Alle parole di papa Francesco, il professor Alberto Vannucci si spalanca in un sorriso. E c’è da capirlo. Docente di Scienza politica all’Università di Pisa, da quattro anni coordina il master in 'Analisi, preven­zione e contrasto della criminalità or­ganizzata e corruzione' assieme a Li­bera e Avviso Pubblico, il primo del ge­nere in Italia. «I corrotti e i corruttori di­ventavano sempre più attrezzati, ma l’università ignorava questi temi. E in­vece occorre conoscere, per dare ri­sposte di prevenzione e contrasto. Tra l’altro, abbiamo scoperto che non sia­mo tutti figli delle tangenti». Ieri sera, Vannucci era a Bari per presentare il suo libro Atlante della corruzione (Edizioni Gruppo Abele).
Cominciamo appunto dalla coda, dal Papa che prega per i bambini e ragaz­zi che ricevono dai genitori «pane spor­co », i figli di corrotti e corruttori. Quel «pane sporco» sono i disvalori che inevitabilmente vengono respirati in certe famiglie, dove si finisce per cre­dere che tutto sia monetizzabile, tutto abbia un prezzo, compresa la dignità. Come può crescere chi vive immerso in un clima simile? Non crede che quei «figli», in qualche modo, siamo tutti noi? In parte sì. In molti c’è una rimozione colpevole del problema. Intanto, la cor­ruzione in Italia ha raggiunto un livel­lo assai superiore a quello di paesi a noi analoghi. Nelle classifiche, facciamo peggio di paesi in via di sviluppo e non democratici. Perché la dea tangente è tanto forte ed esercita una tale attrattiva? Perché è una via agevole all’arricchi­mento. Consente di guadagnare cifre enormi rischiando pochissimo. Le cro­nache recenti confermano che il flusso di denaro è gigantesco. Ma fin­ché la corruzione sarà così con­veniente e poco pericolosa, sarà impossibile contrastarla.

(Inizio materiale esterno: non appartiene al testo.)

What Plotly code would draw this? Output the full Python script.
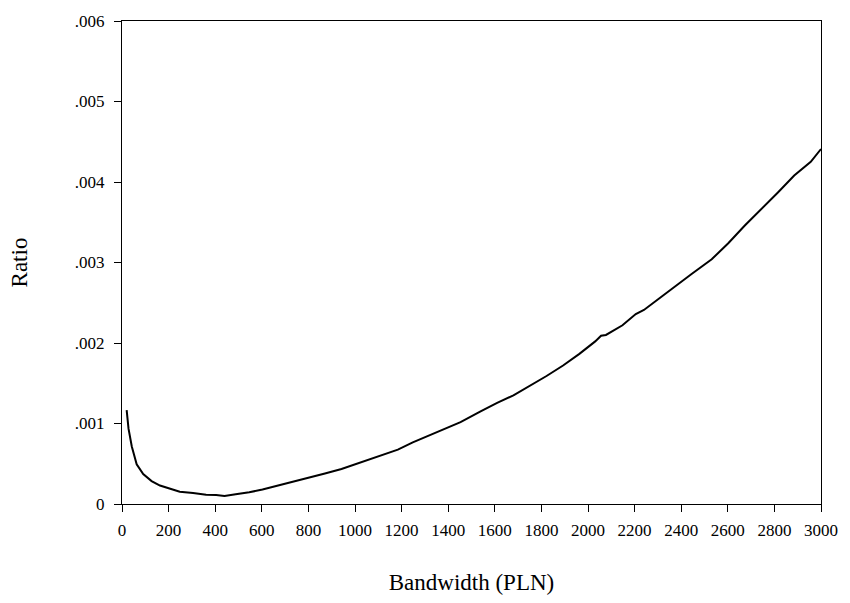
import plotly.graph_objects as go

bandwidth = [20, 28, 42, 63, 91, 127, 163, 201, 248, 305, 361, 404, 440, 488, 546,
             603, 658, 730, 801, 871, 942, 1010, 1041, 1112, 1184, 1248, 1326, 1397,
             1453, 1539, 1610, 1680, 1751, 1822, 1893, 1963, 2031, 2056, 2077, 2148,
             2205, 2240, 2318, 2389, 2446, 2531, 2602, 2673, 2744, 2815, 2885, 2956, 3000]
ratio = [0.001165, 0.000936, 0.000715, 0.000494, 0.000373, 0.000285, 0.000229, 0.000193,
         0.000153, 0.000137, 0.000116, 0.000112, 0.000100, 0.000120, 0.000145, 0.000180,
         0.000220, 0.000270, 0.000325, 0.000380, 0.000434, 0.000500, 0.000534, 0.000606,
         0.000675, 0.000765, 0.000864, 0.000948, 0.001016, 0.001150, 0.001257, 0.001350,
         0.001466, 0.001590, 0.001720, 0.001865, 0.002020, 0.002090, 0.002100, 0.002220,
         0.002360, 0.002410, 0.002580, 0.002740, 0.002860, 0.003040, 0.003240, 0.003460,
         0.003660, 0.003870, 0.004080, 0.004250, 0.004410]

x_ticks = list(range(0, 3001, 200))
y_ticks = [0, 0.001, 0.002, 0.003, 0.004, 0.005, 0.006]
y_tick_labels = ["0", ".001", ".002", ".003", ".004", ".005", ".006"]

font_family = "Liberation Serif"

fig = go.Figure()
fig.add_trace(go.Scatter(x=bandwidth, y=ratio, mode="lines",
                         line=dict(color="black", width=2), showlegend=False))

fig.update_layout(
    width=850, height=603,
    margin=dict(l=122, r=23, t=14, b=92),
    paper_bgcolor="white", plot_bgcolor="white",
    font=dict(family=font_family, size=17, color="black"),
)
fig.update_xaxes(
    range=[0, 3000], tickvals=x_ticks, ticktext=[str(v) for v in x_ticks],
    showgrid=False, zeroline=False, showline=True, linecolor="black", linewidth=1,
    mirror=True, ticks="outside", ticklen=7, tickcolor="black",
    ticklabelstandoff=4,
    title=dict(text="Bandwidth (PLN)", font=dict(size=23), standoff=34),
)
fig.update_yaxes(
    range=[0, 0.006], tickvals=y_ticks, ticktext=y_tick_labels,
    showgrid=False, zeroline=False, showline=True, linecolor="black", linewidth=1,
    mirror=True, ticks="outside", ticklen=7, tickcolor="black",
    ticklabelstandoff=6,
    title=dict(text="Ratio", font=dict(size=23), standoff=40),
)

fig.write_html("out.html",
               config={"displayModeBar": False},
               post_script="document.body.style.margin='0';document.body.style.overflow='hidden';")
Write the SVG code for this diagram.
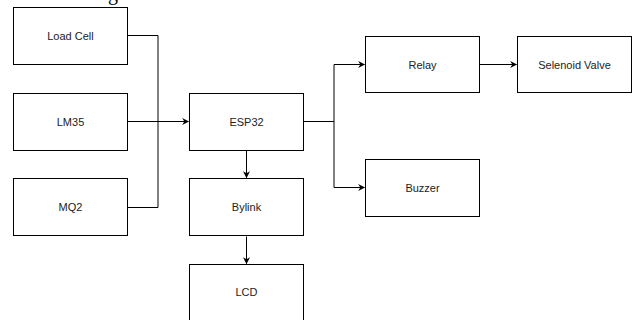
<svg xmlns="http://www.w3.org/2000/svg" width="632" height="320" viewBox="0 0 632 320">
<defs>
<style>
.box{fill:#fff;stroke:#000;stroke-width:1}
.lbl{font-family:"Liberation Sans",Arial,sans-serif;font-size:11px;fill:#222;text-anchor:middle;dominant-baseline:central}
.edge{fill:none;stroke:#000;stroke-width:1}
</style>
<marker id="arr" viewBox="0 0 10 10" refX="9" refY="5" markerWidth="7" markerHeight="7" markerUnits="userSpaceOnUse" orient="auto">
<path d="M0,0 L10,5 L0,10 L3,5 Z" fill="#000"/>
</marker>
</defs>
<rect width="632" height="320" fill="#fff"/>
<text x="108" y="0" font-family="Liberation Serif,serif" font-size="20" fill="#000">gas.</text>
<g id="connectors">
<path class="edge" d="M127.5,35.5 H158 V207.5 H127.5"/>
<path class="edge" d="M127.5,121.5 H188.5" marker-end="url(#arr)"/>
<path class="edge" d="M303.5,121.5 H334"/>
<path class="edge" d="M334,187.5 V64.5 H364.5" marker-end="url(#arr)"/>
<path class="edge" d="M334,187.5 H364.5" marker-end="url(#arr)"/>
<path class="edge" d="M479.5,64.5 H516.5" marker-end="url(#arr)"/>
<path class="edge" d="M246.5,150.5 V177.5" marker-end="url(#arr)"/>
<path class="edge" d="M246.5,236.5 V263.5" marker-end="url(#arr)"/>
</g>
<g id="load-cell"><rect class="box" x="13.5" y="7.5" width="114" height="57"/><text class="lbl" x="70.5" y="36">Load Cell</text></g>
<g id="lm35"><rect class="box" x="13.5" y="93.5" width="114" height="57"/><text class="lbl" x="70.5" y="122">LM35</text></g>
<g id="mq2"><rect class="box" x="13.5" y="178.5" width="114" height="57"/><text class="lbl" x="70.5" y="207">MQ2</text></g>
<g id="esp32"><rect class="box" x="189.5" y="93.5" width="114" height="57"/><text class="lbl" x="246.5" y="122">ESP32</text></g>
<g id="bylink"><rect class="box" x="189.5" y="178.5" width="114" height="57"/><text class="lbl" x="246.5" y="207">Bylink</text></g>
<g id="lcd"><rect class="box" x="189.5" y="264.5" width="114" height="57"/><text class="lbl" x="246.5" y="292">LCD</text></g>
<g id="relay"><rect class="box" x="365.5" y="36.5" width="114" height="56"/><text class="lbl" x="422.5" y="64.5">Relay</text></g>
<g id="selenoid-valve"><rect class="box" x="517.5" y="36.5" width="114" height="56"/><text class="lbl" x="574.5" y="64.5">Selenoid Valve</text></g>
<g id="buzzer"><rect class="box" x="365.5" y="159.5" width="114" height="57"/><text class="lbl" x="422.5" y="187.5">Buzzer</text></g>
</svg>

Che cosa può fare la politica? I­nasprire le pene, aumentare le indagini, varare leggi apposi­te? Tutto utile, ma insufficiente. I controlli più incisivi servono a poco, perché l’origine ultima della cor­ruzione è 'dal di dentro', è nell’anima. Sono convinto che il primo compito della politica sia la formazione etica di amministratori e funzionari. La dea tangente è scaltra e comincia proprio da lì, attenuando e annullando i sensi di colpa. Avvelena l’anima? Dice bene papa Francesco: è una dro­ga. Coglie una realtà che noi studiosi conosciamo bene. Si comincia a pic­cole dosi. Il primo pensiero è che 'co­sì fan tutti', si passa poi all’assuefazio­ne, la soglia morale si abbassa ulterior­mente e si supera prestissimo il limite oltre il quale non si torna più indietro. Alla fine, senza il ricorso alla corruzio­ne il politico, l’amministratore, l’im­prenditore non riuscirebbero più ad an­dare avanti. Eppure non è una battaglia persa, al­trimenti non sareste qui a lottare.
La percezione può ingannare, la cor­ruzione è di molti ma non di tutti. Le nostre ricerche dimostrano che una minoranza di corrotti sta tenendo in ostaggio una maggioranza di onesti. A cui anche un intervento come que­sto del Papa può dare la forza di rial­zare la testa.